History of Britain’s changing places and lives is put online
The JISC-funded A Vision of Britain Through Time website launches today, giving e-access, often for the first time, to over two centuries’ worth of facts, figures, surveys, maps, election results and travel writing showing how 15,000 UK places have changed.
The changing story of Britain’s towns and villages can be explored in new depth online, which unites more than 200 years worth of official documents, maps and travel stories.
The site has been created with funding from JISC as part of a programme to offer a wider audience free access to academic research and resources.
Its launch provides an e-portal to over 12 million facts about places and lives in Britain. The site includes new-to-view historic boundary maps, a land use survey that helped to defeat Hitler, unemployment and wage records, farm surveys from 1866, the biggest e-library of historic British travel writing and - with pointers for Gordon Brown and his rivals - the results of every Parliamentary election since 1833.

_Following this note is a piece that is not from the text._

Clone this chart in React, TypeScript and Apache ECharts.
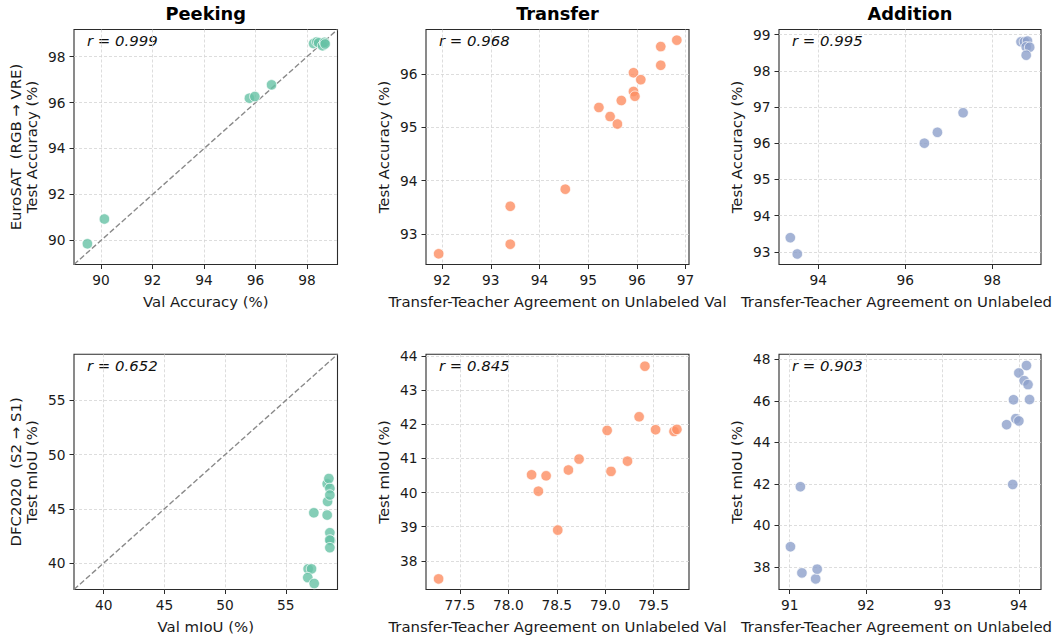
import React, { useEffect, useRef } from 'react';
import * as echarts from 'echarts';

const colTitles = ['Peeking', 'Transfer', 'Addition'];
const rLabels = ['r = 0.999', 'r = 0.968', 'r = 0.995', 'r = 0.652', 'r = 0.845', 'r = 0.903'];

const xNames = [
  'Val Accuracy (%)',
  'Transfer-Teacher Agreement on Unlabeled Val',
  'Transfer-Teacher Agreement on Unlabeled Val',
  'Val mIoU (%)',
  'Transfer-Teacher Agreement on Unlabeled Val',
  'Transfer-Teacher Agreement on Unlabeled Val',
];
const yNames = [
  'EuroSAT  (RGB → VRE)\nTest Accuracy (%)',
  'Test Accuracy (%)',
  'Test Accuracy (%)',
  'DFC2020  (S2 → S1)\nTest mIoU (%)',
  'Test mIoU (%)',
  'Test mIoU (%)',
];

// Panel 1: Peeking, EuroSAT
const peekEuroX = [89.47, 90.13, 95.76, 95.97, 96.62, 98.25, 98.38, 98.45, 98.6, 98.68, 98.7];
const peekEuroY = [89.85, 90.93, 96.19, 96.26, 96.77, 98.57, 98.64, 98.6, 98.47, 98.62, 98.55];
// Panel 2: Transfer, EuroSAT
const transEuroX = [91.93, 93.4, 93.4, 94.53, 95.22, 95.45, 95.6, 95.68, 95.93, 95.93, 95.96, 96.08, 96.49, 96.49, 96.82];
const transEuroY = [92.63, 92.81, 93.52, 93.84, 95.37, 95.2, 95.06, 95.5, 96.02, 95.67, 95.58, 95.89, 96.51, 96.16, 96.63];
// Panel 3: Addition, EuroSAT
const addEuroX = [93.36, 93.52, 96.44, 96.74, 97.33, 98.66, 98.74, 98.81, 98.78, 98.86, 98.78];
const addEuroY = [93.39, 92.94, 96.0, 96.3, 96.84, 98.8, 98.8, 98.82, 98.66, 98.65, 98.43];
// Panel 4: Peeking, DFC2020
const peekDfcX = [57.31, 58.41, 58.44, 58.41, 58.55, 58.63, 58.63, 58.63, 58.69, 58.62, 58.63, 56.84, 57.12, 56.81, 57.34];
const peekDfcY = [44.63, 44.42, 45.67, 47.3, 47.79, 46.88, 46.27, 42.79, 42.08, 42.12, 41.41, 39.45, 39.45, 38.65, 38.1];
// Panel 5: Transfer, DFC2020
const transDfcX = [77.28, 78.24, 78.31, 78.39, 78.51, 78.62, 78.73, 79.02, 79.06, 79.23, 79.35, 79.41, 79.52, 79.71, 79.74];
const transDfcY = [37.47, 40.52, 40.04, 40.49, 38.9, 40.66, 40.98, 41.82, 40.62, 40.92, 42.22, 43.7, 41.84, 41.79, 41.85];
// Panel 6: Addition, DFC2020
const addDfcX = [91.01, 91.14, 91.16, 91.34, 91.36, 93.92, 93.84, 93.96, 94.0, 93.93, 94.0, 94.07, 94.12, 94.14, 94.1];
const addDfcY = [38.97, 41.86, 37.71, 37.42, 37.89, 41.97, 44.85, 45.14, 45.03, 46.05, 47.34, 46.97, 46.78, 46.06, 47.7];

const panelX = [peekEuroX, transEuroX, addEuroX, peekDfcX, transDfcX, addDfcX];
const panelY = [peekEuroY, transEuroY, addEuroY, peekDfcY, transDfcY, addDfcY];

const xRanges = [[88.95, 99.18], [91.67, 97.07], [93.1, 99.12], [37.55, 59.26], [77.15, 79.865], [90.86, 94.29]];
const yRanges = [[88.95, 99.18], [92.43, 96.83], [92.65, 99.14], [37.55, 59.26], [37.16, 44.05], [36.91, 48.24]];

const xTicks = [
  [90, 92, 94, 96, 98],
  [92, 93, 94, 95, 96, 97],
  [94, 96, 98],
  [40, 45, 50, 55],
  [77.5, 78.0, 78.5, 79.0, 79.5],
  [91, 92, 93, 94],
];
const yTicks = [
  [90, 92, 94, 96, 98],
  [93, 94, 95, 96],
  [93, 94, 95, 96, 97, 98, 99],
  [40, 45, 50, 55],
  [38, 39, 40, 41, 42, 43, 44],
  [38, 40, 42, 44, 46, 48],
];
const xDecimals = [0, 0, 0, 0, 1, 0];

const diagonalPanels = [0, 3];
const colors = ['rgba(102,194,165,0.8)', 'rgba(252,141,98,0.8)', 'rgba(141,160,203,0.8)'];

const FONT = 'DejaVu Sans';
const lefts = [74, 426, 779];
const widths = [263.5, 263, 262];
const tops = [29.5, 354.3];
const heights = [235, 235.7];

export default function App() {
  const ref = useRef<HTMLDivElement>(null);
  useEffect(() => {
    if (!ref.current) return;
    const chart = echarts.init(ref.current, undefined, { renderer: 'svg' });
    const grids: any[] = [];
    const xAxes: any[] = [];
    const yAxes: any[] = [];
    const series: any[] = [];
    const graphics: any[] = [];
    for (let i = 0; i < 6; i++) {
      const col = i % 3;
      const row = Math.floor(i / 3);
      grids.push({
        left: lefts[col], top: tops[row], width: widths[col], height: heights[row],
        show: true, borderColor: '#2b2b2b', borderWidth: 1.1, backgroundColor: 'transparent',
      });
      const dec = xDecimals[i];
      xAxes.push({
        type: 'value', gridIndex: i, min: xRanges[i][0], max: xRanges[i][1],
        name: xNames[i], nameLocation: 'middle', nameGap: 29.5, nameMoveOverlap: false,
        nameTextStyle: { fontFamily: FONT, fontSize: 14.9, color: '#1a1a1a' },
        axisLine: { show: false },
        axisTick: { show: true, length: 4.5, lineStyle: { color: '#2b2b2b', width: 1 }, customValues: xTicks[i] },
        axisLabel: {
          show: true, margin: 8.5, customValues: xTicks[i], fontFamily: FONT, fontSize: 13.75, color: '#1a1a1a',
          formatter: (v: number) => v.toFixed(dec),
        },
        splitLine: { show: true, customValues: xTicks[i], lineStyle: { color: '#d4d4d4', width: 0.8, type: [3, 2] } },
      });
      yAxes.push({
        type: 'value', gridIndex: i, min: yRanges[i][0], max: yRanges[i][1],
        name: yNames[i], nameLocation: 'middle', nameGap: 33.5, nameRotate: 90, nameMoveOverlap: false,
        nameTextStyle: { fontFamily: FONT, fontSize: 14.9, color: '#1a1a1a', lineHeight: 16.5, align: 'center' },
        axisLine: { show: false },
        axisTick: { show: true, length: 4.5, lineStyle: { color: '#2b2b2b', width: 1 }, customValues: yTicks[i] },
        axisLabel: {
          show: true, margin: 8.5, customValues: yTicks[i], fontFamily: FONT, fontSize: 13.75, color: '#1a1a1a',
          formatter: (v: number) => String(v),
        },
        splitLine: { show: true, customValues: yTicks[i], lineStyle: { color: '#d4d4d4', width: 0.8, type: [3, 2] } },
      });
      if (diagonalPanels.includes(i)) {
        series.push({
          type: 'line', xAxisIndex: i, yAxisIndex: i, symbol: 'none', silent: true, z: 1,
          data: [[xRanges[i][0], xRanges[i][0]], [xRanges[i][1], xRanges[i][1]]],
          lineStyle: { color: '#8a8a8a', width: 1.4, type: [5.5, 2.5] },
        });
      }
      series.push({
        type: 'scatter', xAxisIndex: i, yAxisIndex: i, symbol: 'circle', symbolSize: 10.5, z: 3,
        data: panelX[i].map((x, k) => [x, panelY[i][k]]),
        itemStyle: { color: colors[col], borderColor: 'rgba(255,255,255,0.9)', borderWidth: 0.8, opacity: 1 },
      });
      graphics.push({
        type: 'text', left: lefts[col] + 13, top: tops[row] + 4,
        style: { text: rLabels[i], fontFamily: FONT, fontSize: 14.9, fontStyle: 'italic', fill: '#111' },
      });
    }
    for (let c = 0; c < 3; c++) {
      graphics.push({
        type: 'text', x: lefts[c] + widths[c] / 2, y: 13,
        style: { text: colTitles[c], fontFamily: FONT, fontSize: 17.8, fontWeight: 'bold', fill: '#000', align: 'center', verticalAlign: 'middle' },
      });
    }
    chart.setOption({
      animation: false,
      backgroundColor: '#ffffff',
      grid: grids,
      xAxis: xAxes,
      yAxis: yAxes,
      series,
      graphic: graphics,
    });
    return () => chart.dispose();
  }, []);
  // Wider than the 1052px viewport so the rightmost axis name overflows and is clipped, as in the reference.
  return <div ref={ref} style={{ position: 'fixed', left: 0, top: 0, width: 1120, height: 635 }} />;
}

Project director, Dr Humphrey Southall, of the University of Portsmouth, says: “Through the Vision of Britain site we are offering an unprecedented amount of information detailing how Britain has changed over many centuries. Simply keying in a place-name or postcode unlocks a vast treasury of facts, figures, images and descriptions. Simply keying in a place-name or postcode unlocks a vast treasury of facts, figures, images and descriptions
"From mediaeval boundaries to what the 2001 Census uncovered via, perhaps, a town’s appearance on a 19th century map, a comment by a touring agitator, a crop report from the 1930s and more. The range and depth of the information makes it a terrific resource for professional and amateur historians who want a complete picture of what a place was like at a particular point in history. But the site isn’t only a way to look back, the content is already in demand from researchers and forecasters watching for changes and trends of relevance now or in the future.”
One illustration of the dual value of the content comes with the online debut of 175 years of Parliamentary election results, complete with graphs and commentary on swings, turnout and topical issues.

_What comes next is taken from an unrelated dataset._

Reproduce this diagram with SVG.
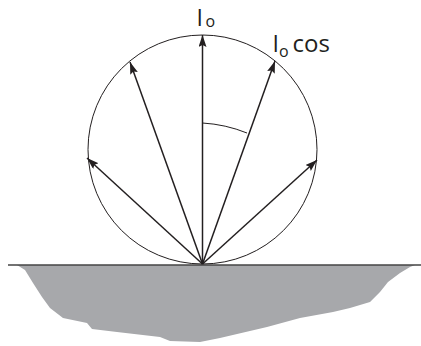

Dr Southall explains: “For historians, the results provide fascinating insight into the rise and fall of political parties; how certain issues become mainstream or fade, and the growth of the political contest. But for today’s politicians, the statistics may point to the best time for a poll to be staged. To go by past outcomes, Gordon Brown should avoid May as, statistically, it is most likely to produce a win for the Opposition while David Cameron and Nick Clegg may face disappointment in February or October as, historically, they rarely see the Government change.”
The elections files, and many other additions and improvements, have been made possible by funding from JISC, which is working with a range of academic bodies to broaden digital access to authoritative resources.
JISC digitisation programme manager, Alastair Dunning, explained: “This new site is an excellent example of what JISC is enabling, and why. By helping the project to improve its historic boundary maps and add new, fully cross-indexed, content, JISC is making it easier for scholars across all disciplines, to access data. While also granting free access to researchers from other sectors, including healthcare planners, local government, climatologists and the ever growing number of people who are interested in local and family history.”
A Vision of Britain Through Time website is an initiative of the Great Britain Historical GIS (GBH-GIS), based at the University of Portsmouth.